_Task to carry out_
Reproduce the records below exactly, leaving out any pictures.

## start Source material

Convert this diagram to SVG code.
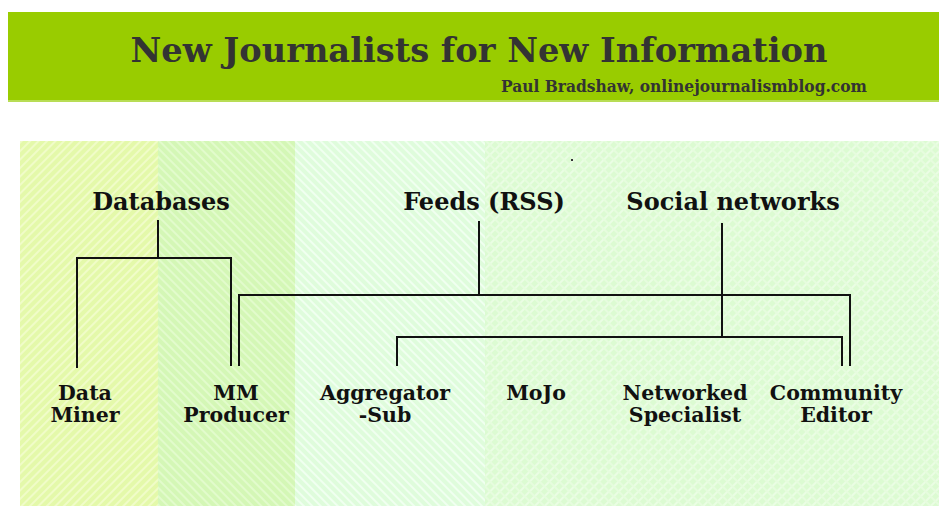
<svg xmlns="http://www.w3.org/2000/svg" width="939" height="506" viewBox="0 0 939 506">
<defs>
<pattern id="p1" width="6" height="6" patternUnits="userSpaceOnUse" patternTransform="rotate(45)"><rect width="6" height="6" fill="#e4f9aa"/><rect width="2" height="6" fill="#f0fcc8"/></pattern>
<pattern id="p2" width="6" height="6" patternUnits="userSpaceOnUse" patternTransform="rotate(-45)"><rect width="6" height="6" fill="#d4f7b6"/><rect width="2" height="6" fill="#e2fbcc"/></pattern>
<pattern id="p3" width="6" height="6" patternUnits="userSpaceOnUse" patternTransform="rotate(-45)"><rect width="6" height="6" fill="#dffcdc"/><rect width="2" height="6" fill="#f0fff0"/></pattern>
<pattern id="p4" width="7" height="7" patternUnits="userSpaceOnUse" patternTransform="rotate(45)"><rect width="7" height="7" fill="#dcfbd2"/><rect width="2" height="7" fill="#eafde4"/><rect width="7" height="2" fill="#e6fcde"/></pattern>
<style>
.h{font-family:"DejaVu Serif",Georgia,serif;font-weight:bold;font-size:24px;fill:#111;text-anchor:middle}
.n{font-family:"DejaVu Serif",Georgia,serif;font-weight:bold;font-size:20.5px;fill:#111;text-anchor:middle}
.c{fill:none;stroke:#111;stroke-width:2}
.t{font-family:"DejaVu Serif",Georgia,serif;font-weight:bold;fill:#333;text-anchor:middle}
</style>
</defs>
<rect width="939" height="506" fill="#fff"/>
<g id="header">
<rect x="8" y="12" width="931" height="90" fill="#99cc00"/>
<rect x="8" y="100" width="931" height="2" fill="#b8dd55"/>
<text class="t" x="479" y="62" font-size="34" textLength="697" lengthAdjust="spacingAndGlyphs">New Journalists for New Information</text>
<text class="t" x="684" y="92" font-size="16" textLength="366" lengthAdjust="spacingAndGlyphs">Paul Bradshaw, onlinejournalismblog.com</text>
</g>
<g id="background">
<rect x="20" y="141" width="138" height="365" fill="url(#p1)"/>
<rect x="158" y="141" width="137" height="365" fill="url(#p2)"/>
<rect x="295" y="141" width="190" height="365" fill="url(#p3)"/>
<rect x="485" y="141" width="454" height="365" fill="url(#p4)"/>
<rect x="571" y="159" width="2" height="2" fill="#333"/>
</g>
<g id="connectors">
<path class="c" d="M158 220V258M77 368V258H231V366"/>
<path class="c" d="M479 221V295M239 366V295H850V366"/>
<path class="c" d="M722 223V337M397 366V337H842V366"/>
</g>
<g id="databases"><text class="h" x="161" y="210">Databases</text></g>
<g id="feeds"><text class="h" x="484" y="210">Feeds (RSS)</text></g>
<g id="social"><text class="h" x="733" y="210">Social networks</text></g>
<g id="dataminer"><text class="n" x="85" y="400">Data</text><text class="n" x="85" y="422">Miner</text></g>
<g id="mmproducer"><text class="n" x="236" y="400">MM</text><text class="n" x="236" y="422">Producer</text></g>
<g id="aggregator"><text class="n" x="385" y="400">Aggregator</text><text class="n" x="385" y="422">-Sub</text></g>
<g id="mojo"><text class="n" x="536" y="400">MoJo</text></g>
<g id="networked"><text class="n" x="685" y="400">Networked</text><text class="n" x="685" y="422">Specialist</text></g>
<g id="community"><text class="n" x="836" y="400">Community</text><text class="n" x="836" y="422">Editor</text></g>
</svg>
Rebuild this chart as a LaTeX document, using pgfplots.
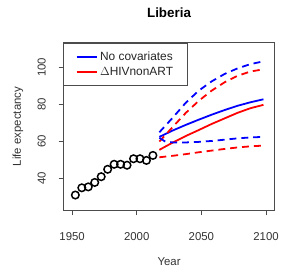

## end Source material

_Answer to this exercise_
Convert this diagram to SVG code.
<svg xmlns="http://www.w3.org/2000/svg" width="939" height="506" viewBox="0 0 939 506">
<defs>
<pattern id="p1" width="6" height="6" patternUnits="userSpaceOnUse" patternTransform="rotate(45)"><rect width="6" height="6" fill="#e4f9aa"/><rect width="2" height="6" fill="#f0fcc8"/></pattern>
<pattern id="p2" width="6" height="6" patternUnits="userSpaceOnUse" patternTransform="rotate(-45)"><rect width="6" height="6" fill="#d4f7b6"/><rect width="2" height="6" fill="#e2fbcc"/></pattern>
<pattern id="p3" width="6" height="6" patternUnits="userSpaceOnUse" patternTransform="rotate(-45)"><rect width="6" height="6" fill="#dffcdc"/><rect width="2" height="6" fill="#f0fff0"/></pattern>
<pattern id="p4" width="7" height="7" patternUnits="userSpaceOnUse" patternTransform="rotate(45)"><rect width="7" height="7" fill="#dcfbd2"/><rect width="2" height="7" fill="#eafde4"/><rect width="7" height="2" fill="#e6fcde"/></pattern>
<style>
.h{font-family:"DejaVu Serif",Georgia,serif;font-weight:bold;font-size:24px;fill:#111;text-anchor:middle}
.n{font-family:"DejaVu Serif",Georgia,serif;font-weight:bold;font-size:20.5px;fill:#111;text-anchor:middle}
.c{fill:none;stroke:#111;stroke-width:2}
.t{font-family:"DejaVu Serif",Georgia,serif;font-weight:bold;fill:#333;text-anchor:middle}
</style>
</defs>
<rect width="939" height="506" fill="#fff"/>
<g id="header">
<rect x="8" y="12" width="931" height="90" fill="#99cc00"/>
<rect x="8" y="100" width="931" height="2" fill="#b8dd55"/>
<text class="t" x="479" y="62" font-size="34" textLength="697" lengthAdjust="spacingAndGlyphs">New Journalists for New Information</text>
<text class="t" x="684" y="92" font-size="16" textLength="366" lengthAdjust="spacingAndGlyphs">Paul Bradshaw, onlinejournalismblog.com</text>
</g>
<g id="background">
<rect x="20" y="141" width="138" height="365" fill="url(#p1)"/>
<rect x="158" y="141" width="137" height="365" fill="url(#p2)"/>
<rect x="295" y="141" width="190" height="365" fill="url(#p3)"/>
<rect x="485" y="141" width="454" height="365" fill="url(#p4)"/>
<rect x="571" y="159" width="2" height="2" fill="#333"/>
</g>
<g id="connectors">
<path class="c" d="M158 220V258M77 368V258H231V366"/>
<path class="c" d="M479 221V295M239 366V295H850V366"/>
<path class="c" d="M722 223V337M397 366V337H842V366"/>
</g>
<g id="databases"><text class="h" x="161" y="210">Databases</text></g>
<g id="feeds"><text class="h" x="484" y="210">Feeds (RSS)</text></g>
<g id="social"><text class="h" x="733" y="210">Social networks</text></g>
<g id="dataminer"><text class="n" x="85" y="400">Data</text><text class="n" x="85" y="422">Miner</text></g>
<g id="mmproducer"><text class="n" x="236" y="400">MM</text><text class="n" x="236" y="422">Producer</text></g>
<g id="aggregator"><text class="n" x="385" y="400">Aggregator</text><text class="n" x="385" y="422">-Sub</text></g>
<g id="mojo"><text class="n" x="536" y="400">MoJo</text></g>
<g id="networked"><text class="n" x="685" y="400">Networked</text><text class="n" x="685" y="422">Specialist</text></g>
<g id="community"><text class="n" x="836" y="400">Community</text><text class="n" x="836" y="422">Editor</text></g>
</svg>
Rebuild this chart as a LaTeX document, using pgfplots.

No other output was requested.